A.B.O. L’arte è indecisa a tutto. Questa è la sua forza e anche la sua autonomia. Nemmeno il COVID può fare niente all’arte, per cui non bisogna sperare che ci arrivi un aiuto dall’esterno, l’arte è anche un atto politico, questo lo diceva Aristotele prima di me. Ma non è che bisogna imitare il linguaggio della politica per essere accettati. Spesso l’arte produce i suoi effetti molto tempo dopo, non sul momento. L’arte sa aspettare. E poi l’arte è un atto di liberalità creativa, e se questo viene rispettato vuol dire che il paese è un paese libero.
Y.C. L’arte inclusiva, libera come insegnamento per la politica contemporanea.
A.B.O. L’arte ci libera da ogni pregiudizio, e anche da ogni previsione, è sorpresa. Mi permette a continuare ad avere questo atteggiamento, mia madre mi chiese da piccolo cosa volevo fare da grande, e io dissi “Il bambino“! E ci sono riuscito in qualche modo. Cioè penso sempre a quello che farò, non di quello che già ho fatto. Per me essere infantile è non avere pregiudizi e poter fare tutto, quindi c’è dietro anche un senso di onnipotenza, che tutto è possibile. E mi sono sempre comportato in questo modo e la cosa è riuscita.

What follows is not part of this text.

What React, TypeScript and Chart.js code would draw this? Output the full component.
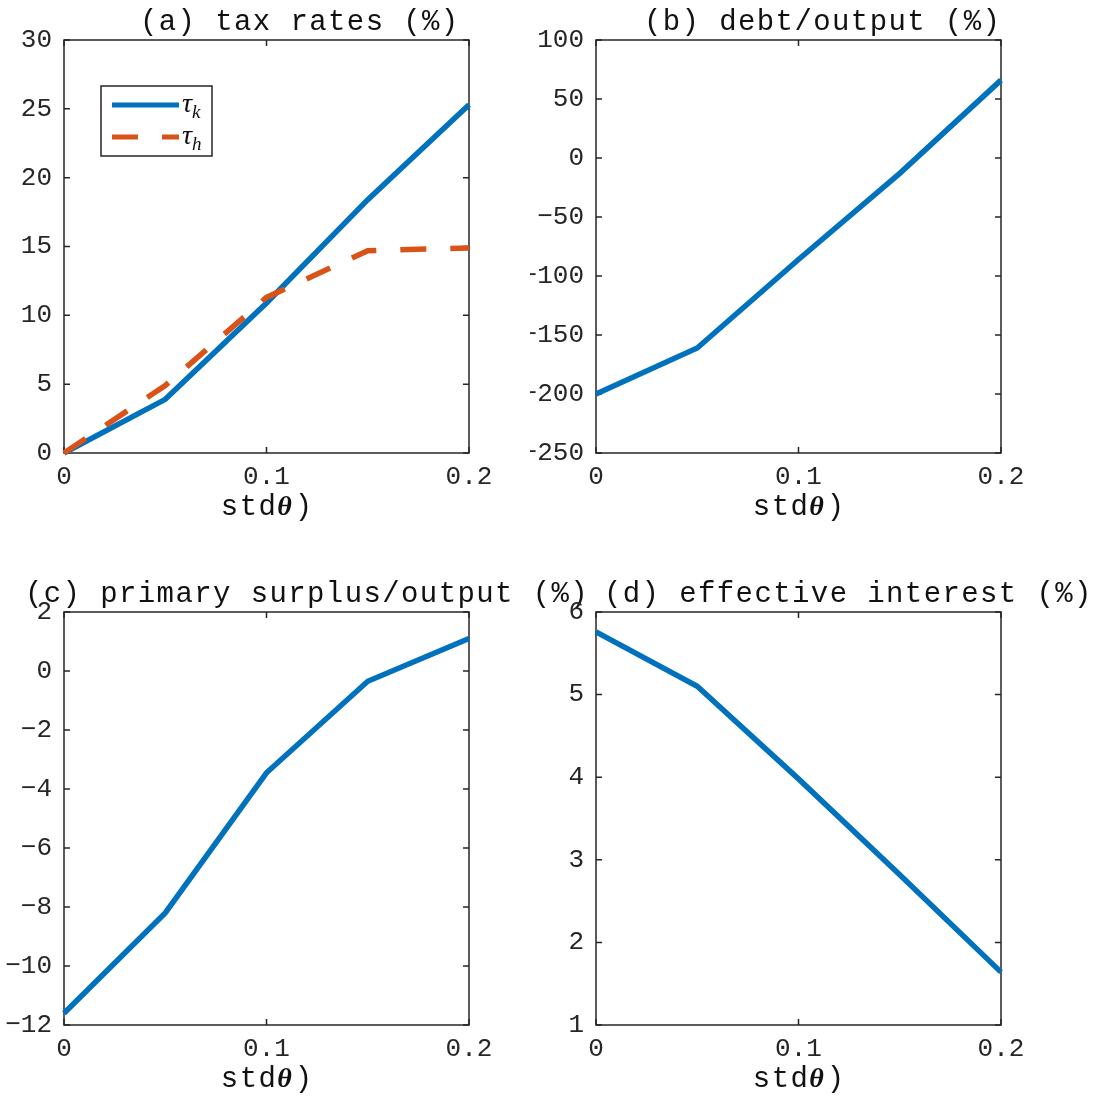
import React, { useEffect, useRef } from "react";
import { Chart, registerables } from "chart.js";

Chart.register(...registerables);

// ---------- data ----------
const stdTheta = [0, 0.05, 0.1, 0.15, 0.2];
const xTicks = [0, 0.1, 0.2];
const xTickLabels = ["0", "0.1", "0.2"];

const tauK = [0, 3.9, 10.9, 18.4, 25.3];
const tauH = [0, 4.9, 11.3, 14.7, 14.9];
const debtOutput = [-200, -161, -86, -13, 66];
const primarySurplus = [-11.6, -8.2, -3.45, -0.35, 1.1];
const effectiveInterest = [5.76, 5.1, 3.98, 2.82, 1.64];

const yTicksA = [0, 5, 10, 15, 20, 25, 30];
const yTicksB = [-250, -200, -150, -100, -50, 0, 50, 100];
const yTicksC = [-12, -10, -8, -6, -4, -2, 0, 2];
const yTicksD = [1, 2, 3, 4, 5, 6];

const titles = [
  "(a) tax rates (%)",
  "(b) debt/output (%)",
  "(c) primary surplus/output (%)",
  "(d) effective interest (%)",
];
const xLabelParts = ["std", "θ", ")"];
const legendSymbol = "τ";
const legendSubs = ["k", "h"];

// ---------- style ----------
const BLUE = "#0072BD";
const RED = "#D95319";
const AXIS = "#262626";
const MONO = "'Liberation Mono', 'Courier New', monospace";
const SERIF = "'Liberation Serif', 'DejaVu Serif', serif";
const TITLE_SIZE = 29;
const TITLE_SPACING = "1.4px";

type Panel = {
  cx: number; cy: number; cw: number; ch: number;
  L: number; T: number; R: number; B: number;
  titleLeft: number;
  yTicks: number[];
  series: { label: string; values: number[]; color: string; dash?: number[]; order: number }[];
  legend: boolean;
};

const panels: Panel[] = [
  {
    cx: 0, cy: 0, cw: 600, ch: 545, L: 64, T: 40, R: 469, B: 453, titleLeft: 140,
    yTicks: yTicksA,
    series: [
      { label: legendSymbol + legendSubs[0], values: tauK, color: BLUE, order: 1 },
      { label: legendSymbol + legendSubs[1], values: tauH, color: RED, dash: [26, 24], order: 0 },
    ],
    legend: true,
  },
  {
    cx: 530, cy: 0, cw: 575, ch: 545, L: 596, T: 40, R: 1001, B: 453, titleLeft: 644,
    yTicks: yTicksB,
    series: [{ label: "debt", values: debtOutput, color: BLUE, order: 0 }],
    legend: false,
  },
  {
    cx: 0, cy: 565, cw: 600, ch: 534, L: 64, T: 612, R: 469, B: 1025, titleLeft: 25,
    yTicks: yTicksC,
    series: [{ label: "surplus", values: primarySurplus, color: BLUE, order: 0 }],
    legend: false,
  },
  {
    cx: 530, cy: 565, cw: 575, ch: 534, L: 596, T: 612, R: 1001, B: 1025, titleLeft: 604,
    yTicks: yTicksD,
    series: [{ label: "interest", values: effectiveInterest, color: BLUE, order: 0 }],
    legend: false,
  },
];

const fmt = (v: number) => (v < 0 ? "\u2212" + Math.abs(v) : String(v));

const matlabPlugin = {
  id: "matlab",
  beforeDatasetsDraw(chart: any) {
    const { ctx, chartArea } = chart;
    const { left, top, right, bottom } = chartArea;
    ctx.save();
    ctx.strokeStyle = AXIS;
    ctx.lineWidth = 1.5;
    ctx.strokeRect(left, top, right - left, bottom - top);
    const tl = 6;
    const xs = chart.scales.x;
    const ys = chart.scales.y;
    ctx.beginPath();
    xs.ticks.forEach((t: any) => {
      const px = xs.getPixelForValue(t.value);
      ctx.moveTo(px, bottom);
      ctx.lineTo(px, bottom - tl);
      ctx.moveTo(px, top);
      ctx.lineTo(px, top + tl);
    });
    ys.ticks.forEach((t: any) => {
      const py = ys.getPixelForValue(t.value);
      ctx.moveTo(left, py);
      ctx.lineTo(left + tl, py);
      ctx.moveTo(right, py);
      ctx.lineTo(right - tl, py);
    });
    ctx.stroke();
    ctx.restore();
  },
  afterDraw(chart: any, _args: any, opts: any) {
    const { ctx, chartArea } = chart;
    const { left, top, right, bottom } = chartArea;
    ctx.save();
    // title
    ctx.fillStyle = "#111111";
    ctx.textBaseline = "alphabetic";
    ctx.textAlign = "left";
    ctx.font = `${TITLE_SIZE}px ${MONO}`;
    (ctx as any).letterSpacing = TITLE_SPACING;
    ctx.fillText(opts.title, opts.titleLeft, top - 10);

    // x label: std θ )
    const w0 = ctx.measureText(xLabelParts[0]).width;
    (ctx as any).letterSpacing = "0px";
    ctx.font = `bold italic 28px ${SERIF}`;
    const w1 = ctx.measureText(xLabelParts[1]).width + 3;
    ctx.font = `${TITLE_SIZE}px ${MONO}`;
    const w2 = ctx.measureText(xLabelParts[2]).width;
    const total = w0 + w1 + w2;
    let x = (left + right) / 2 - total / 2;
    const by = bottom + 62;
    ctx.font = `${TITLE_SIZE}px ${MONO}`;
    (ctx as any).letterSpacing = TITLE_SPACING;
    ctx.fillText(xLabelParts[0], x, by);
    x += w0;
    (ctx as any).letterSpacing = "0px";
    ctx.font = `bold italic 28px ${SERIF}`;
    ctx.fillText(xLabelParts[1], x, by);
    x += w1;
    ctx.font = `${TITLE_SIZE}px ${MONO}`;
    ctx.fillText(xLabelParts[2], x, by);

    // legend
    if (opts.legend) {
      const bx = left + 37;
      const byy = top + 46;
      const bw = 111;
      const bh = 70;
      ctx.fillStyle = "#ffffff";
      ctx.fillRect(bx, byy, bw, bh);
      ctx.strokeStyle = AXIS;
      ctx.lineWidth = 1.5;
      ctx.strokeRect(bx, byy, bw, bh);
      chart.data.datasets.forEach((ds: any, i: number) => {
        const ly = byy + 19 + i * 32;
        ctx.save();
        ctx.strokeStyle = ds.borderColor;
        ctx.lineWidth = 5;
        ctx.lineCap = "butt";
        ctx.setLineDash(ds.borderDash || []);
        ctx.beginPath();
        ctx.moveTo(bx + 11, ly);
        ctx.lineTo(bx + 78, ly);
        ctx.stroke();
        ctx.restore();
        ctx.fillStyle = "#111111";
        ctx.font = `italic 28px ${SERIF}`;
        ctx.fillText(legendSymbol, bx + 81, ly + 7);
        const tw = ctx.measureText(legendSymbol).width;
        ctx.font = `italic 19px ${SERIF}`;
        ctx.fillText(legendSubs[i], bx + 81 + tw, ly + 13);
      });
    }
    ctx.restore();
  },
};

function makeConfig(p: Panel, idx: number): any {
  const yw = p.L - p.cx;
  const pt = p.T - p.cy;
  const pr = p.cx + p.cw - p.R;
  const xh = p.cy + p.ch - p.B;
  return {
    type: "line",
    data: {
      datasets: p.series.map((s) => ({
        label: s.label,
        data: stdTheta.map((x, i) => ({ x, y: s.values[i] })),
        borderColor: s.color,
        backgroundColor: s.color,
        borderWidth: 5.5,
        borderDash: s.dash || [],
        borderCapStyle: "butt",
        borderJoinStyle: "miter",
        pointRadius: 0,
        tension: 0,
        fill: false,
        clip: false,
        order: s.order,
      })),
    },
    plugins: [matlabPlugin],
    options: {
      animation: false,
      responsive: false,
      maintainAspectRatio: false,
      layout: { padding: { left: 0, top: pt, right: pr, bottom: 0 } },
      plugins: {
        legend: { display: false },
        tooltip: { enabled: false },
        title: { display: false },
        matlab: {
          title: titles[idx],
          titleLeft: p.titleLeft - p.cx,
          legend: p.legend,
        },
      },
      scales: {
        x: {
          type: "linear",
          min: xTicks[0],
          max: xTicks[xTicks.length - 1],
          grid: { display: false, drawTicks: false },
          border: { display: false },
          afterBuildTicks: (scale: any) => {
            scale.ticks = xTicks.map((v) => ({ value: v }));
          },
          afterFit: (scale: any) => {
            scale.height = xh;
          },
          ticks: {
            padding: 9,
            maxRotation: 0,
            autoSkip: false,
            color: AXIS,
            font: { family: MONO, size: 26 },
            callback: (v: number) => {
              const k = xTicks.findIndex((t) => Math.abs(t - v) < 1e-9);
              return k >= 0 ? xTickLabels[k] : "";
            },
          },
        },
        y: {
          type: "linear",
          min: p.yTicks[0],
          max: p.yTicks[p.yTicks.length - 1],
          grid: { display: false, drawTicks: false },
          border: { display: false },
          afterBuildTicks: (scale: any) => {
            scale.ticks = p.yTicks.map((v) => ({ value: v }));
          },
          afterFit: (scale: any) => {
            scale.width = yw;
          },
          ticks: {
            padding: 12,
            autoSkip: false,
            color: AXIS,
            font: { family: MONO, size: 26 },
            callback: (v: number) => fmt(v),
          },
        },
      },
    },
  };
}

export default function App() {
  const canvasRefs = useRef<(HTMLCanvasElement | null)[]>([]);
  useEffect(() => {
    const charts = panels.map((p, i) => new Chart(canvasRefs.current[i] as HTMLCanvasElement, makeConfig(p, i)));
    return () => charts.forEach((c) => c.destroy());
  }, []);
  return (
    <div>
      {panels.map((p, i) => (
        <canvas
          key={i}
          ref={(el) => {
            canvasRefs.current[i] = el;
          }}
          width={p.cw}
          height={p.ch}
          style={{ position: "absolute", left: p.cx, top: p.cy, width: p.cw, height: p.ch }}
        />
      ))}
    </div>
  );
}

L’arte può guarire ma non è una medicina. Oggi c’è questo predominio dell’economia e della finanza. L’arte può anche per opportunismo utilizzare la finanza, anche perché poi l’artista muore, ma l’opera resta e a distanza di tempo può parlare. Direi che proprio il manierismo di cui mi sono occupato è la dimostrazione che sul momento fu vista solo come frutto di una crisi, di pittori che dipingevano alla maniera di Leonardo, Michelangelo, Raffaello invece era un innovazione, era l’idea che l’arte è il linguaggio. Ed essendo un linguaggio era una controrealtà, che non è che deve combattere ad armi pari con le cose, può anche tralasciare.

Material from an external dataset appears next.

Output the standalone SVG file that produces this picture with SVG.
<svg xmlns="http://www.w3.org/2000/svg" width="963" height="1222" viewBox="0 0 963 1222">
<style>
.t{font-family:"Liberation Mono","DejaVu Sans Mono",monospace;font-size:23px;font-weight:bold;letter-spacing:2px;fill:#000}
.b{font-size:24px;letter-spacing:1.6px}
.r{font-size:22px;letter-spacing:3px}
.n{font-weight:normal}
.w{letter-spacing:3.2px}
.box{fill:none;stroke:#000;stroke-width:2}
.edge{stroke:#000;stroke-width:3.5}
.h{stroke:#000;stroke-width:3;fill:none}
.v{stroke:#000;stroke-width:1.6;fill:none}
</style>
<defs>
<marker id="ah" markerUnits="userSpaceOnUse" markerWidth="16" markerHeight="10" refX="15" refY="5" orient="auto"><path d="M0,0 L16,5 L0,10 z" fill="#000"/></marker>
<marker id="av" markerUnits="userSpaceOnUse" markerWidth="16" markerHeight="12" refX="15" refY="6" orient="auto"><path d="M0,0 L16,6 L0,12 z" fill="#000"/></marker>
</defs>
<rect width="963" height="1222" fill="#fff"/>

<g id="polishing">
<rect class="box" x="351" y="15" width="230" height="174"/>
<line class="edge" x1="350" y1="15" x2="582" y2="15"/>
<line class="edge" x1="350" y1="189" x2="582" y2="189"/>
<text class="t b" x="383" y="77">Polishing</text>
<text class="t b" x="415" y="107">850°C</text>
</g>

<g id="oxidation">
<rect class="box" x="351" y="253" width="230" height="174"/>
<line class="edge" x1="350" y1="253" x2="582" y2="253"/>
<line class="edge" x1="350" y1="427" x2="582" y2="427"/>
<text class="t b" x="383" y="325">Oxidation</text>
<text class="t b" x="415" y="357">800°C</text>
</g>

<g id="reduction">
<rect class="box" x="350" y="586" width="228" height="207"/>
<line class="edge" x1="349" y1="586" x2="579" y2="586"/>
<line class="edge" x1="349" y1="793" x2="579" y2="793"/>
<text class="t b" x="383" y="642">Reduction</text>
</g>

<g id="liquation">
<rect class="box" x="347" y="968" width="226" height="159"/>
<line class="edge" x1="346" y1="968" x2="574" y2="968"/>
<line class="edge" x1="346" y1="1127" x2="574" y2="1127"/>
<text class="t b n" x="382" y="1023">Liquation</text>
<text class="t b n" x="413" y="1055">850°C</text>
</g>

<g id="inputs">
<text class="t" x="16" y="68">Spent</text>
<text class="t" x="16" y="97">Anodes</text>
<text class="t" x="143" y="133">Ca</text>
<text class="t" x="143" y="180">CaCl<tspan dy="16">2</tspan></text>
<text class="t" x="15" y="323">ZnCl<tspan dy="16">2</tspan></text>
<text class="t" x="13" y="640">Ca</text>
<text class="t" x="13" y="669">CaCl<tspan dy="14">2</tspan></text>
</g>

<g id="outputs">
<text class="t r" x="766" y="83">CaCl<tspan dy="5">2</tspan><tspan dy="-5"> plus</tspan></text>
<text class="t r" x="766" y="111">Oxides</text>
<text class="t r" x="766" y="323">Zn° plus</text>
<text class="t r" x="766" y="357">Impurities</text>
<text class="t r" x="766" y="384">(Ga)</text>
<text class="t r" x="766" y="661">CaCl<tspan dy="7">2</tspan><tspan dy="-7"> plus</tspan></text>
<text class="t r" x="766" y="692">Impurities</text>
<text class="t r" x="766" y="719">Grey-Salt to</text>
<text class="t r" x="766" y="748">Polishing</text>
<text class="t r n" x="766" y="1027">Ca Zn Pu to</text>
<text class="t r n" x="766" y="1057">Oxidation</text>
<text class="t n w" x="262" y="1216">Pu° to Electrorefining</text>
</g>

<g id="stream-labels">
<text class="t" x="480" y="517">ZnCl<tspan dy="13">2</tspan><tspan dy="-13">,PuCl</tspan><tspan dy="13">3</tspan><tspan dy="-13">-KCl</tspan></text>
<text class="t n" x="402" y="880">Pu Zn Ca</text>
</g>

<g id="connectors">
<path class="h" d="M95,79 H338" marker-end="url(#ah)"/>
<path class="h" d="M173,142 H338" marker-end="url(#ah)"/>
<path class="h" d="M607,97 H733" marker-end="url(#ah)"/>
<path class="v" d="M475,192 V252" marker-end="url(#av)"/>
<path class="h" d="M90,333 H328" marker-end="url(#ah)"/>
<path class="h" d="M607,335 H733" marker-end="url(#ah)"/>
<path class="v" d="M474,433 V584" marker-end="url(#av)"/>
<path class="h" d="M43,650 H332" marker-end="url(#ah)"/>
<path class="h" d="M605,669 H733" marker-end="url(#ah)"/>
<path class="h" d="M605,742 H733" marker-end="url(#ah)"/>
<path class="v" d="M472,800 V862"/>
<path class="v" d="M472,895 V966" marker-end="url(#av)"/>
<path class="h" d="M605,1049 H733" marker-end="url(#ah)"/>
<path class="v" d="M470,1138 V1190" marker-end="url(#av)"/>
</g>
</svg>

Y.C. Qualche parola in più su Mondoperaio?
A.B.O. Mondoperaio ha avuto una sua funzione negli anni 70 e 80 in quanto erano gli anni in cui il partito socialista aveva una funzione e poteva incidere sul tessuto burocratico di una politica che era gerarchizzata. Mondoperaio era al di là dei titoli, un richiamo di liberalità. E quindi ha conservato l’eco di questa liberalità. Credo poi che come nella politica succede spesso che la cultura viene vissuta come un orpello, come una decorazione, e anche la rivista può essere messa da parte. Mondoperaio però ha una nobiltà storica, è quello che resta nella memoria di tutti.